Für die Zurechnung zu den Herstellungskosten ist immer Voraussetzung, dass die genannten Aufwendungen auf den Zeitraum der Herstellung entfallen und angemessen sind. Angemessen sind die Kosten, die nach vernünftigen betriebswirtschaftlichen Kriterien zurechenbar sind. Bei der Bestimmung der Angemessenheit können die Regelungen der IFRS Richtschnur sein. Nach IAS 2.13 erfolgt die Zurechnung der Produktionsgemeinkosten auf Basis der normalen Kapazität. D.h. ein Produktionsvolumen, das im Durchschnitt über eine Anzahl von Perioden oder Saisons unter normalen Umständen und unter Berücksichtigung von Ausfällen aufgrund planmäßiger Instandhaltungen ermittelt wird. Somit fallen ungewöhnlich hohe, betriebsfremde, periodenfremde und außergewöhnliche Kosten nicht unter den Herstellungskostenbegriff. Insbesondere sog. Leerkosten – der Teil der Fixkosten, der auf die ungenutzte Kapazität entfällt – dürfen nicht mit in die Herstellungskosten einbezogen werden, da die Vermögensgegenstände sonst zu hoch bewertet würden.

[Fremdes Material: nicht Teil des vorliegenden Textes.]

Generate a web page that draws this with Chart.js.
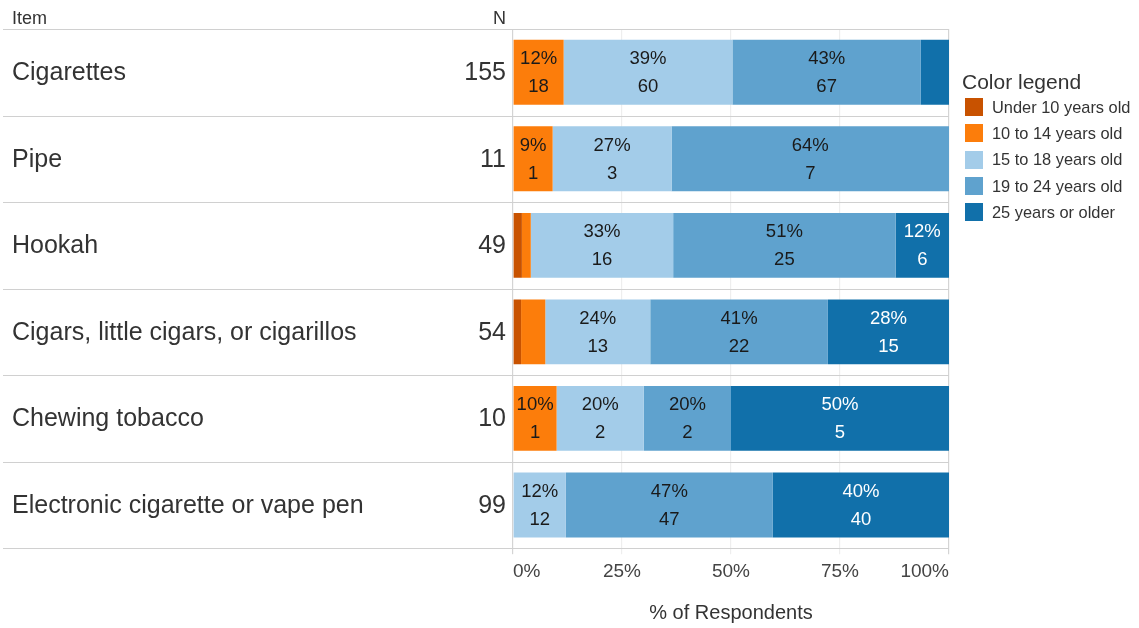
<!DOCTYPE html>
<html>
<head>
<meta charset="utf-8">
<script src="https://cdn.jsdelivr.net/npm/chart.js@4/dist/chart.umd.min.js"></script>
<style>
    body { margin: 0; background: #fff; font-family: "Liberation Sans", Arial, sans-serif; }
    #wrap { position: relative; width: 1139px; height: 628px; }
    #legend { position: absolute; left: 962px; top: 70px; color: #333; }
    #legend .title { font-size: 21px; margin-bottom: 0px; }
    #legend .row { display: flex; align-items: center; height: 26.3px; font-size: 16.4px; }
    #legend .box { width: 18px; height: 18px; margin: 0 9px 0 3px; }
</style>
</head>
<body>
<div id="wrap">
    <canvas id="chart" width="1139" height="628"></canvas>
    <div id="legend"><div class="title">Color legend</div></div>
</div>
<script>
var items = ['Cigarettes', 'Pipe', 'Hookah', 'Cigars, little cigars, or cigarillos', 'Chewing tobacco', 'Electronic cigarette or vape pen'];
var totals = [155, 11, 49, 54, 10, 99];
var groups = ['Under 10 years old', '10 to 14 years old', '15 to 18 years old', '19 to 24 years old', '25 years or older'];
var colors = ['#c85200', '#fc7d0b', '#a3cce9', '#5fa2ce', '#1170aa'];
var textColors = ['#1a1a1a', '#1a1a1a', '#1a1a1a', '#1a1a1a', '#ffffff'];

// counts per age group, one value per item
var under10 = [0, 0, 1, 1, 0, 0];
var age10to14 = [18, 1, 1, 3, 1, 0];
var age15to18 = [60, 3, 16, 13, 2, 12];
var age19to24 = [67, 7, 25, 22, 2, 47];
var age25plus = [10, 0, 6, 15, 5, 40];
var counts = [under10, age10to14, age15to18, age19to24, age25plus];

var xTicks = [0, 25, 50, 75, 100];

var datasets = [];
for (var g = 0; g < groups.length; g++) {
    var pct = [];
    for (var i = 0; i < items.length; i++) {
        pct.push(counts[g][i] / totals[i] * 100);
    }
    datasets.push({
        label: groups[g],
        data: pct,
        backgroundColor: colors[g],
        borderWidth: 0,
        barPercentage: 0.75,
        categoryPercentage: 1
    });
}

// legend
var leg = document.getElementById('legend');
for (var g = 0; g < groups.length; g++) {
    var row = document.createElement('div');
    row.className = 'row';
    row.innerHTML = '<div class="box" style="background:' + colors[g] + '"></div>' + groups[g];
    leg.appendChild(row);
}

var tablePlugin = {
    id: 'tablePlugin',
    afterDraw: function (chart) {
        var ctx = chart.ctx,
            area = chart.chartArea,
            y = chart.scales.y;
        ctx.save();
        // row separators
        ctx.strokeStyle = '#d0d0d0';
        ctx.lineWidth = 1.2;
        var half = (y.getPixelForValue(1) - y.getPixelForValue(0)) / 2;
        for (var i = 0; i <= items.length; i++) {
            var py = i < items.length ? y.getPixelForValue(i) - half : y.getPixelForValue(items.length - 1) + half;
            ctx.beginPath();
            ctx.moveTo(3, Math.round(py) + 0.5);
            ctx.lineTo(area.right, Math.round(py) + 0.5);
            ctx.stroke();
        }
        // header
        ctx.fillStyle = '#333';
        ctx.font = '18px "Liberation Sans", Arial, sans-serif';
        ctx.textBaseline = 'middle';
        ctx.textAlign = 'left';
        ctx.fillText('Item', 12, 19);
        ctx.textAlign = 'right';
        ctx.fillText('N', 506, 19);
        // item names and N
        ctx.font = '25px "Liberation Sans", Arial, sans-serif';
        for (var i = 0; i < items.length; i++) {
            var cy = y.getPixelForValue(i) + 1;
            ctx.textAlign = 'left';
            ctx.fillText(items[i], 12, cy);
            ctx.textAlign = 'right';
            ctx.fillText(String(totals[i]), 506, cy);
        }
        // bar labels
        ctx.font = '18.5px "Liberation Sans", Arial, sans-serif';
        ctx.textAlign = 'center';
        chart.data.datasets.forEach(function (ds, g) {
            var meta = chart.getDatasetMeta(g);
            meta.data.forEach(function (bar, i) {
                var v = ds.data[i];
                if (v < 8) return;
                var cx = (bar.x + bar.base) / 2;
                ctx.fillStyle = textColors[g];
                ctx.fillText(Math.round(v) + '%', cx, bar.y - 13);
                ctx.fillText(String(counts[g][i]), cx, bar.y + 15);
            });
        });
        ctx.restore();
    }
};

new Chart(document.getElementById('chart'), {
    type: 'bar',
    data: { labels: items, datasets: datasets },
    plugins: [tablePlugin],
    options: {
        indexAxis: 'y',
        responsive: false,
        animation: false,
        layout: { padding: { left: 513, right: 190, top: 29, bottom: 3 } },
        plugins: { legend: { display: false }, tooltip: { enabled: false } },
        scales: {
            x: {
                stacked: true,
                min: 0,
                max: 100,
                afterBuildTicks: function (axis) {
                    axis.ticks = xTicks.map(function (v) { return { value: v }; });
                },
                border: { display: false },
                grid: {
                    tickLength: 6,
                    lineWidth: 1.2,
                    color: function (c) {
                        var v = c.tick ? c.tick.value : 0;
                        return (v === 0 || v === 100) ? '#d4d4d4' : '#eeeeee';
                    }
                },
                ticks: {
                    align: 'inner',
                    padding: 6,
                    color: '#444',
                    font: { family: '"Liberation Sans", Arial, sans-serif', size: 19 },
                    callback: function (v) { return v + '%'; }
                },
                title: {
                    display: true,
                    text: '% of Respondents',
                    color: '#333',
                    padding: { top: 12, bottom: 0 },
                    font: { family: '"Liberation Sans", Arial, sans-serif', size: 20 }
                }
            },
            y: {
                stacked: true,
                display: false
            }
        }
    }
});
</script>
</body>
</html>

Über die Maßgeblichkeit der Handelsbilanz für die Steuerbilanz, § 5 Abs. 1 S. 1 EStG, werden die Ansatzkriterien ins Steuerrecht übernommen. Es ist jedoch der Bewertungsvorbehalt zu beachten, § 5 Abs. 6 EStG. Damit unterliegen immaterielle Wirtschaftgüter des Anlagevermögens einem Aktivierungsverbot, sofern sie unentgeltlich erworben (hergestellt) wurden, § 5 Abs. 2 EStG. Bei Ausübung des Aktivierungswahlrechts des § 248 Abs. 2 Satz 1 HGB in der Handelsbilanz ergeben sich entsprechend latente Steuern nach § 274 HGB.
Die handelsrechtliche Definition der Herstellungskosten ist inhaltlich mit der des Steuerrechts identisch, R 6.3 EStR. Im Steuerrecht kommt ebenso der pagatorische Ansatz zum Tragen, damit scheiden kalkulatorische Kosten aus.
Auch steuerrechtlich müssen neben den Material-und Fertigungseinzelkosten die dazugehörigen Gemeinkosten aktiviert werden.
Als Wertverzehr des Anlagevermögens ist grundsätzlich der Betrag anzusetzen, der bei der Bilanzierung des Anlagevermögens als Absetzung für Abnutzung (AfA) zu berücksichtigen ist, R 6.3 Abs. 3 S. 1 EStR. Es ist nicht zu beanstanden, wenn der Steuerpflichtige, der bei der Bilanzierung des Anlagevermögens die degressive AfA vorgenommen hat, bei der Berechnung der Herstellungskosten der Erzeugnisse die lineare AfA berücksichtigt, R 6.3 S. 2 EStR.